A profiling of my code shows that methods split and strip of str objects are amongst the the most called functions.
It happens that I use constructs such as:
with open(filename, "r") as my_file:
for line in my_file:
fields = line.strip("\n").split("\t")
And some of the files to which this is applied have a lot of lines.
So I tried using the "avoid dots" advice in https://wiki.python.org/moin/PythonSpeed/PerformanceTips as follows:
from functools import partial
split = str.split
tabsplit = partial(split, "\t")
strip = str.strip
endlinestrip = partial(strip, "\n")
def get_fields(tab_sep_line):
return tabsplit(endlinestrip(tab_sep_line))
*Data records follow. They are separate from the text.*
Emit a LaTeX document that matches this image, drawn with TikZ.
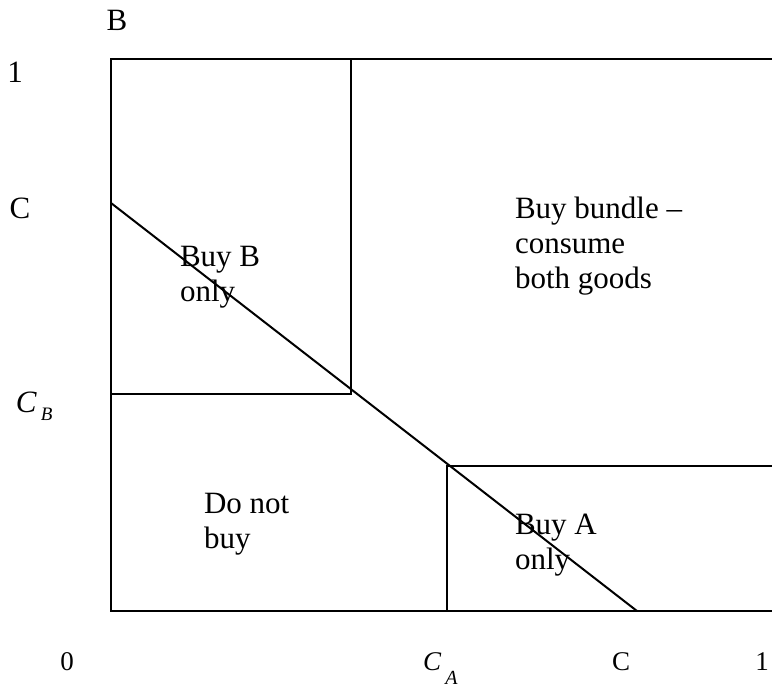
\documentclass[tikz,border=0pt]{standalone}
\usepackage{fontspec}
\setmainfont{Liberation Serif}
\usetikzlibrary{positioning}
\newcommand{\csub}[3]{\textit{C}\kern4pt\raisebox{-#2pt}{\fontsize{#3}{#3}\selectfont\textit{#1}}}

\begin{document}
\begin{tikzpicture}[x=1pt,y=-1pt,line width=2pt,
		region/.style={align=left,anchor=base west,inner sep=0pt,font=\fontsize{31}{35}\selectfont},
		axlabel/.style={inner sep=0pt,font=\fontsize{31}{35}\selectfont},
		botlabel/.style={inner sep=0pt,anchor=base,font=\fontsize{27}{30}\selectfont}]
		\useasboundingbox (0,0) rectangle (772,691);
		% corners of the unit square (cut at the right)
		\coordinate (TL) at (111,59);
		\coordinate (TR) at (772,59);
		\coordinate (O) at (111,611);
		\coordinate (BR) at (772,611);
		% thresholds
		\coordinate (CB) at (111,394);
		\coordinate (KB) at (351,394);
		\coordinate (KA) at (447,466);
		\coordinate (CA) at (447,611);
		% budget line
		\coordinate (L1) at (111,203);
		\coordinate (L2) at (637,611);
		\draw (TR)--(TL)--(O)--(BR);
		\draw (CB)--(KB)--(KB|-TL);
		\draw (CA)--(KA)--(KA-|BR);
		\draw (L1)--(L2);
		% regions (base = last line)
		\node[region] (buyB) at (179,301) {Buy B\\only};
		\node[region] (bundle) at (514,288) {Buy bundle –\\consume\\both goods};
		\node[region] (none) at (203,548) {Do not\\buy};
		\node[region] (buyA) at (514,569) {Buy A\\only};
		% axis labels
		\node[axlabel] (lblB) at (117,20) {B};
		\node[axlabel] (lblone) at (15,72) {1};
		\node[axlabel] (lblC) at (20,208) {C};
		\node[axlabel,anchor=base west] (lblCB) at (15,412) {\csub{B}{8}{19}};
		\node[botlabel] (lblzero) at (67,670) {0};
		\node[botlabel,anchor=base west] (lblCA) at (422,670) {\csub{A}{14}{20}};
		\node[botlabel] (lblCx) at (621,670) {C};
		\node[botlabel] (lbloneR) at (762,670) {1};
\end{tikzpicture}
\end{document}
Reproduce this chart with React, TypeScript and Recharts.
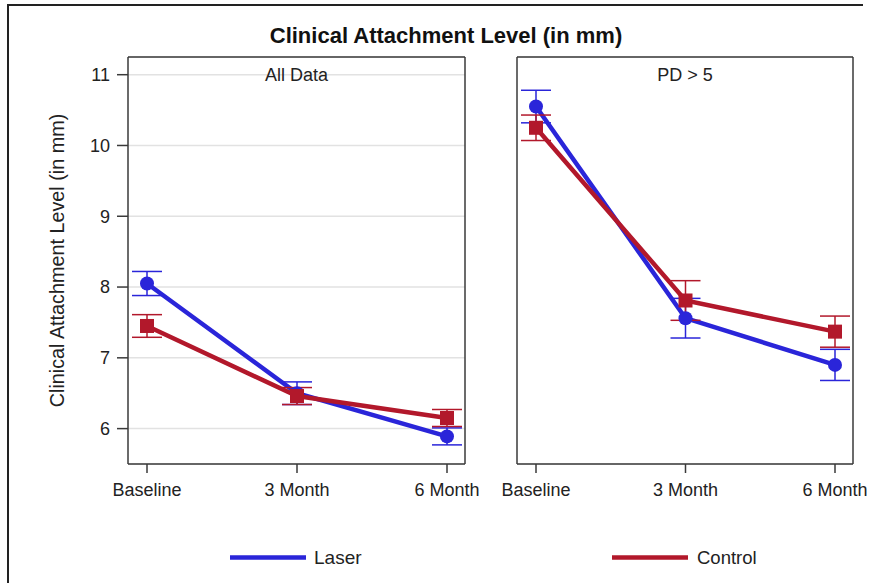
import React from 'react';
import { LineChart, Line, XAxis, YAxis, CartesianGrid, ErrorBar, ReferenceLine } from 'recharts';

// time points
const categories = ['Baseline', '3 Month', '6 Month'];

// "All Data" panel
const allLaser = [8.05, 6.5, 5.89];
const allLaserErr = [0.17, 0.16, 0.12];
const allControl = [7.45, 6.46, 6.15];
const allControlErr = [0.16, 0.12, 0.12];

// "PD > 5" panel
const pdLaser = [10.55, 7.56, 6.9];
const pdLaserErr = [0.23, 0.28, 0.22];
const pdControl = [10.25, 7.81, 7.37];
const pdControlErr = [0.18, 0.28, 0.22];

const yTicks = [6, 7, 8, 9, 10, 11];
const yDomain = [5.5, 11.25];

const seriesNames = ['Laser', 'Control'];
const BLUE = '#2A25D9';
const RED = '#B2182B';
const FONT = '"Liberation Sans", Arial, sans-serif';
const AXIS = '#3a3a3a';

const buildRows = (laser: number[], laserErr: number[], control: number[], controlErr: number[]) =>
    categories.map((time, i) => ({
        time,
        laser: laser[i],
        laserErr: laserErr[i],
        control: control[i],
        controlErr: controlErr[i],
    }));

const allData = buildRows(allLaser, allLaserErr, allControl, allControlErr);
const pdData = buildRows(pdLaser, pdLaserErr, pdControl, pdControlErr);

const CircleDot = (props: any) => {
    const { cx, cy, index } = props;
    if (cx == null || cy == null) return <g key={`c-${index}`} />;
    return <circle key={`c-${index}`} cx={cx} cy={cy} r={7} fill={BLUE} />;
};

const SquareDot = (props: any) => {
    const { cx, cy, index } = props;
    if (cx == null || cy == null) return <g key={`s-${index}`} />;
    return <rect key={`s-${index}`} x={cx - 7} y={cy - 7} width={14} height={14} fill={RED} />;
};

const tickStyle = { fontSize: 18, fill: '#222', fontFamily: FONT };

// right edge of the plot frame, taken from the chart's own offset
const rightEdge = ({ offset }: any) => [offset.left + offset.width];

function Panel({
    data,
    title,
    width,
    height,
    marginRight,
    yAxisWidth,
    showY,
}: {
    data: any[];
    title: string;
    width: number;
    height: number;
    marginRight: number;
    yAxisWidth: number;
    showY: boolean;
}) {
    return (
        <LineChart width={width} height={height} data={data} margin={{ top: 57, right: marginRight, left: 0, bottom: 0 }}>
            <CartesianGrid vertical={false} stroke="#e2e2e2" strokeWidth={1.5} />
            <CartesianGrid horizontal={false} verticalCoordinatesGenerator={rightEdge} stroke={AXIS} strokeWidth={1.5} />
            <XAxis
                dataKey="time"
                height={46}
                padding={{ left: 19, right: 18 }}
                tick={tickStyle}
                tickSize={9}
                tickMargin={10}
                stroke={AXIS}
                strokeWidth={1.5}
                tickLine={{ stroke: AXIS, strokeWidth: 1.5 }}
                interval={0}
            />
            <YAxis
                type="number"
                domain={yDomain}
                ticks={yTicks}
                width={yAxisWidth}
                tick={showY ? tickStyle : false}
                tickLine={showY ? { stroke: AXIS, strokeWidth: 1.5 } : false}
                tickSize={11}
                tickMargin={7}
                stroke={AXIS}
                strokeWidth={1.5}
                allowDataOverflow
                label={
                    showY
                        ? {
                              value: 'Clinical Attachment Level (in mm)',
                              angle: -90,
                              position: 'insideLeft',
                              offset: 57,
                              style: { textAnchor: 'middle', fontSize: 19.8, fill: '#222', fontFamily: FONT },
                          }
                        : undefined
                }
            />
            <ReferenceLine
                y={yDomain[1]}
                stroke={AXIS}
                strokeWidth={1.5}
                label={{ value: title, position: 'bottom', offset: 11, fontSize: 18, fill: '#222', fontFamily: FONT }}
            />
            <Line
                dataKey="laser"
                name={seriesNames[0]}
                stroke={BLUE}
                strokeWidth={4.5}
                dot={CircleDot}
                activeDot={false}
                isAnimationActive={false}
            >
                <ErrorBar dataKey="laserErr" width={15} stroke={BLUE} strokeWidth={1.5} direction="y" />
            </Line>
            <Line
                dataKey="control"
                name={seriesNames[1]}
                stroke={RED}
                strokeWidth={4.5}
                dot={SquareDot}
                activeDot={false}
                isAnimationActive={false}
            >
                <ErrorBar dataKey="controlErr" width={15} stroke={RED} strokeWidth={1.5} direction="y" />
            </Line>
        </LineChart>
    );
}

export default function App() {
    return (
        <div
            style={{
                position: 'absolute',
                left: 0,
                top: 0,
                width: 870,
                height: 583,
                overflow: 'hidden',
                background: '#fff',
                fontFamily: FONT,
            }}
        >
            <div
                style={{
                    position: 'absolute',
                    left: 7,
                    top: 4,
                    width: 854,
                    height: 620,
                    borderTop: '2px solid #222',
                    borderLeft: '2px solid #222',
                }}
            />
            <div style={{ position: 'absolute', left: 0, top: 0 }}>
                <Panel data={allData} title="All Data" width={482} height={510} marginRight={17} yAxisWidth={128} showY />
            </div>
            <div style={{ position: 'absolute', left: 470, top: 0 }}>
                <Panel data={pdData} title="PD > 5" width={400} height={510} marginRight={17} yAxisWidth={47} showY={false} />
            </div>
            <svg width={870} height={583} style={{ position: 'absolute', left: 0, top: 0, pointerEvents: 'none' }}>
                <text x={446} y={43} textAnchor="middle" fontSize={22} fontWeight="bold" fill="#111" fontFamily={FONT}>
                    Clinical Attachment Level (in mm)
                </text>
                <line x1={230} x2={306} y1={557.5} y2={557.5} stroke={BLUE} strokeWidth={4.5} />
                <text x={314} y={564} fontSize={19} fill="#222" fontFamily={FONT}>
                    {seriesNames[0]}
                </text>
                <line x1={612} x2={688} y1={557.5} y2={557.5} stroke={RED} strokeWidth={4.5} />
                <text x={697} y={564} fontSize={18.5} fill="#222" fontFamily={FONT}>
                    {seriesNames[1]}
                </text>
            </svg>
        </div>
    );
}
with open(filename, "r") as my_file:
for line in my_file:
fields = getfields(line)
However, this gave me a ValueError: empty separator for the return line of my get_fields function.
After investigating, what I understand is that the separator for the split method is the second positional argument, the first being the string object itself, which made functools.partial understand "\t" as the string to be split, and I was using the result of "\n".strip(tab_sep_line) as separator. Hence the error.
What woud you suggest to do instead?
Edit:
I tried to compare three ways to implement the get_fields function.
Approach 1: Using plain .strip and .split
def get_fields(tab_sep_line):
return tab_sep_line.strip("\n").split("\t")
Approach 2: Using lambda
split = str.split
strip = str.strip
tabsplit = lambda s : split(s, "\t")
endlinestrip = lambda s : strip(s, "\n")
def get_fields(tab_sep_line):
return tabsplit(endlinestrip(tab_sep_line))
Approach 3: Using the answer provided by Jason S
split = str.split
strip = str.strip
def get_fields(tab_sep_line):
return split(strip(tab_sep_line, "\n"), "\t")
Profiling indicates cumulated time for get_fields as follows:
Approach 1: 13.027
Approach 2: 16.487
Approach 3: 9.714
So avoiding dots makes a difference but using lambda seems counter-productive.